Some practical tracking tips for new renters:

Photograph every receipt. You’re buying tons of stuff in the first weeks. You will not remember what you spent at Target on day three. A receipt photo takes two seconds.

Separate “setup” from “recurring.” That $45 set of pots is a one-time cost. The $8 dish soap is recurring. If you mix them, month one looks insanely expensive and month two looks unrealistically cheap.

Track utilities by type, not as one lump. “Utilities: $220” tells you nothing. “Electric: $95, gas: $40, water: $35, internet: $50” tells you that electricity is the swing factor when summer hits.

Don’t forget cash. Laundry machines, parking meters, the tip for the delivery driver. Cash transactions disappear from your financial record unless you log them.


The Roommate Situation

If you have roommates, shared expenses need a system from day one. Not day thirty, after someone has quietly built up resentment about who keeps buying all the paper towels.

The simplest approach: designate one person to buy shared household items and photograph the receipt. At the end of the month, split the total. Utilities are even simpler — divide equally or by bedroom size if rooms differ.

More complex approaches work too — shared Venmo funds, rotating buyers, expense-splitting apps. The method matters less than having one agreed-upon method that everyone uses.

The conversation to have during the first week: “Here’s how we’re splitting shared costs.” Get it in writing — even a text message thread counts. Ambiguity breeds conflict.


Seasonal Patterns to Expect

Your apartment costs aren’t the same twelve months of the year. First-year renters often don’t anticipate the swings.

Summer. Electric bills spike $40-80 if you run AC. Grocery costs may increase if you’re hosting more. Social spending rises with longer days and more events.

Winter. Heating costs spike $30-70 in cold climates. You’ll buy warmer bedding, draft stoppers, maybe a space heater. Holiday gift spending and travel add $200-500 for most people.

Spring. Lease renewal decisions. If your rent increases, that resets your monthly budget. Spring cleaning means a supply run. Your utility bills start dropping.

September. If you moved in mid-year, your first lease renewal happens. Expect rent to increase 3-5% in most markets. Budget for it now, not when the renewal notice arrives.


Tracking With Receiptix

Receiptix handles the specific challenges of first-apartment expense tracking. The AI receipt scanner itemizes your purchases — useful during the setup phase when a single Target trip includes kitchen supplies, bathroom products, and food all in one cart. Instead of logging “$147, Target,” you get each item categorized separately.

Voice input (premium) catches the cash transactions that slip through — “six dollars, laundry” or “fifteen dollars, parking.” And if you have roommates, Shared Projects (premium) lets everyone log shared purchases to one place, making the end-of-month split straightforward.

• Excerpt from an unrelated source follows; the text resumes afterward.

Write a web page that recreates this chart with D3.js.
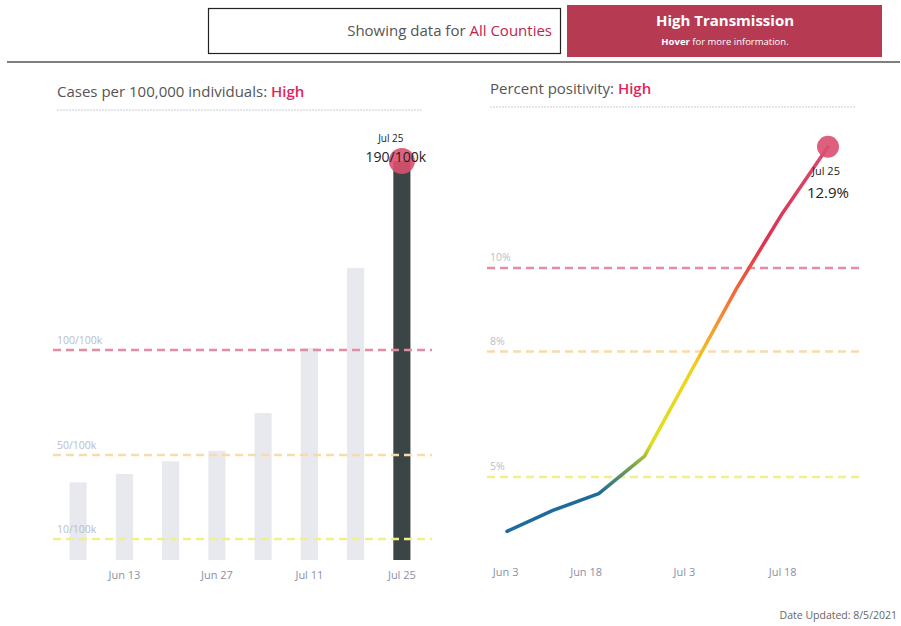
<!DOCTYPE html>
<html>
<head>
<meta charset="utf-8">
<script src="https://cdn.jsdelivr.net/npm/d3@7.9.0/dist/d3.min.js"></script>
<style>
  body { margin: 0; background: #fff; }
  svg { display: block; font-family: "Open Sans", "Noto Sans", sans-serif; }
</style>
</head>
<body>
<svg id="chart" width="901" height="626"></svg>
<script>
// weekly cases per 100k
const caseDates = ["2021-06-06", "2021-06-13", "2021-06-20", "2021-06-27", "2021-07-04", "2021-07-11", "2021-07-18", "2021-07-25"];
const caseValues = [37, 41, 47, 52, 70, 101, 139, 190];
const caseTicks = ["2021-06-13", "2021-06-27", "2021-07-11", "2021-07-25"];
const caseThresholds = [100, 50, 10];
const caseThresholdLabels = ["100/100k", "50/100k", "10/100k"];

// percent positivity
const posDates = ["2021-06-06", "2021-06-13", "2021-06-20", "2021-06-27", "2021-07-04", "2021-07-11", "2021-07-18", "2021-07-25"];
const posValues = [3.7, 4.2, 4.6, 5.5, 7.5, 9.5, 11.3, 12.9];
const posTicks = ["2021-06-03", "2021-06-18", "2021-07-03", "2021-07-18"];
const posThresholds = [10, 8, 5];
const posThresholdLabels = ["10%", "8%", "5%"];

const parse = d3.timeParse("%Y-%m-%d");
const fmt = d3.timeFormat("%b %-d");
const thresholdColors = ["#e38ca2", "#f7dcaa", "#f1ee8c"];
const pink = "#e0245e";

const svg = d3.select("#chart");

// ---- header ----
svg.append("rect").attr("x", 208.5).attr("y", 8.5).attr("width", 352).attr("height", 45)
  .attr("fill", "#fff").attr("stroke", "#222").attr("stroke-width", 1.2);
const showing = svg.append("text").attr("x", 552).attr("y", 36).attr("text-anchor", "end")
  .attr("font-size", 15).attr("fill", "#555");
showing.append("tspan").text("Showing data for ");
showing.append("tspan").attr("fill", "#c0224f").text("All Counties");

svg.append("rect").attr("x", 567).attr("y", 5).attr("width", 315).attr("height", 52).attr("fill", "#b63a52");
svg.append("text").attr("x", 725).attr("y", 26).attr("text-anchor", "middle")
  .attr("font-size", 15).attr("font-weight", 700).attr("fill", "#fff").text("High Transmission");
const hover = svg.append("text").attr("x", 725).attr("y", 45).attr("text-anchor", "middle")
  .attr("font-size", 9.5).attr("fill", "#fff");
hover.append("tspan").attr("font-weight", 700).text("Hover");
hover.append("tspan").text(" for more information.");

svg.append("line").attr("x1", 7).attr("x2", 900).attr("y1", 62).attr("y2", 62)
  .attr("stroke", "#555").attr("stroke-width", 1.5);

// ---- titles ----
function title(x, y, lead, x2) {
  const t = svg.append("text").attr("x", x).attr("y", y).attr("font-size", 15).attr("fill", "#555");
  t.append("tspan").text(lead);
  t.append("tspan").attr("fill", pink).attr("font-weight", 600).text("High");
  svg.append("line").attr("x1", x).attr("x2", x2).attr("y1", y + 13).attr("y2", y + 13)
    .attr("stroke", "#c9cad8").attr("stroke-dasharray", "2,1");
}
title(57, 97, "Cases per 100,000 individuals: ", 423);
title(490, 94, "Percent positivity: ", 855);

// ---- left: cases bars ----
const xb = d3.scaleBand().domain(caseDates).range([55, 425]).paddingInner(0.63).paddingOuter(0.315);
const yb = d3.scaleLinear().domain([0, 190]).range([560, 161]);

const bars = caseDates.map((d, i) => ({ date: d, value: caseValues[i] }));
svg.append("g").selectAll("rect").data(bars).join("rect")
  .attr("x", d => xb(d.date))
  .attr("width", xb.bandwidth())
  .attr("y", d => yb(d.value))
  .attr("height", d => yb(0) - yb(d.value))
  .attr("fill", (d, i) => i === bars.length - 1 ? "#3c4545" : "#e8e8ef");

caseThresholds.forEach((v, i) => {
  svg.append("line").attr("x1", 53).attr("x2", 432).attr("y1", yb(v)).attr("y2", yb(v))
    .attr("stroke", thresholdColors[i]).attr("stroke-width", 2.5).attr("stroke-dasharray", "8,5");
  svg.append("text").attr("x", 57).attr("y", yb(v) - 6).attr("font-size", 10.5)
    .attr("fill", "#b9bdca").text(caseThresholdLabels[i]);
});

const ax1 = svg.append("g").attr("transform", `translate(0,${yb(0) + 8})`)
  .call(d3.axisBottom(xb).tickValues(caseTicks).tickSize(0).tickFormat(d => fmt(parse(d))));
ax1.select(".domain").remove();
ax1.selectAll("text").attr("font-size", 11).attr("fill", "#8a8fa8").attr("font-family", "Open Sans, sans-serif");

const lastBar = bars[bars.length - 1];
const lbx = xb(lastBar.date) + xb.bandwidth() / 2;
svg.append("circle").attr("cx", lbx).attr("cy", yb(lastBar.value)).attr("r", 13)
  .attr("fill", "#d9506f").attr("opacity", 0.9);
svg.append("text").attr("x", lbx - 11).attr("y", 142).attr("text-anchor", "middle")
  .attr("font-size", 10).attr("fill", "#222").text(fmt(parse(lastBar.date)));
svg.append("text").attr("x", lbx - 6).attr("y", 162).attr("text-anchor", "middle")
  .attr("font-size", 14).attr("fill", "#222").text(lastBar.value + "/100k");

// ---- right: positivity line ----
const xl = d3.scaleTime().domain([parse("2021-06-06"), parse("2021-07-25")]).range([507, 828]);
const yl = d3.scaleLinear().domain([3, 13]).range([560.6, 142.6]);

posThresholds.forEach((v, i) => {
  svg.append("line").attr("x1", 487).attr("x2", 862).attr("y1", yl(v)).attr("y2", yl(v))
    .attr("stroke", thresholdColors[i]).attr("stroke-width", 2.5).attr("stroke-dasharray", "8,5");
  svg.append("text").attr("x", 490).attr("y", yl(v) - 7).attr("font-size", 10.5)
    .attr("fill", "#b9bdca").text(posThresholdLabels[i]);
});

const grad = svg.append("defs").append("linearGradient").attr("id", "posGrad")
  .attr("gradientUnits", "userSpaceOnUse")
  .attr("x1", 0).attr("x2", 0).attr("y1", yl(3.5)).attr("y2", yl(13));
const stops = [[4.6, "#1d6a9c"], [5.2, "#6f9c55"], [5.8, "#dfe01a"], [7.6, "#efd21e"],
               [8.6, "#f59a30"], [9.6, "#f0603a"], [10.6, "#e0304f"], [12.9, "#d64d72"]];
grad.selectAll("stop").data(stops).join("stop")
  .attr("offset", d => (yl(d[0]) - yl(3.5)) / (yl(13) - yl(3.5)))
  .attr("stop-color", d => d[1]);

const pts = posDates.map((d, i) => ({ date: parse(d), value: posValues[i] }));
svg.append("path").datum(pts)
  .attr("fill", "none").attr("stroke", "url(#posGrad)").attr("stroke-width", 3.5)
  .attr("stroke-linejoin", "round").attr("stroke-linecap", "round")
  .attr("d", d3.line().x(d => xl(d.date)).y(d => yl(d.value)));

const ax2 = svg.append("g").attr("transform", "translate(0,565)")
  .call(d3.axisBottom(xl).tickValues(posTicks.map(parse)).tickSize(0).tickFormat(fmt));
ax2.select(".domain").remove();
ax2.selectAll("text").attr("font-size", 11).attr("fill", "#8a8fa8").attr("font-family", "Open Sans, sans-serif");
ax2.select(".tick text").attr("text-anchor", "start").attr("x", 5);

const lastPt = pts[pts.length - 1];
svg.append("circle").attr("cx", xl(lastPt.date)).attr("cy", yl(lastPt.value)).attr("r", 11)
  .attr("fill", "#d9506f").attr("opacity", 0.9);
svg.append("text").attr("x", xl(lastPt.date) - 2).attr("y", 175).attr("text-anchor", "middle")
  .attr("font-size", 11).attr("fill", "#222").text(fmt(lastPt.date));
svg.append("text").attr("x", xl(lastPt.date)).attr("y", 198).attr("text-anchor", "middle")
  .attr("font-size", 15).attr("fill", "#222").text(lastPt.value + "%");

// footer
svg.append("text").attr("x", 897).attr("y", 619).attr("text-anchor", "end")
  .attr("font-size", 10.5).attr("fill", "#666").text("Date Updated: 8/5/2021");
</script>
</body>
</html>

The free tier covers manual entry and basic spending charts, which is enough to get through the first two months of data collection before you commit to a system.


Your first apartment teaches you more about money in three months than most people learn in a year. The rent check, the utility bill, the realization that dish soap costs $4 and you go through it faster than you expected. Every one of those moments is data. Track it, and by month three you’ll know your actual cost of living — not the estimate you started with, but the real number. That number is the foundation of every financial decision you make from here on out.

Note: This blog post is for informational purposes only and does not constitute financial advice. Always consult with a financial advisor for personalized guidance.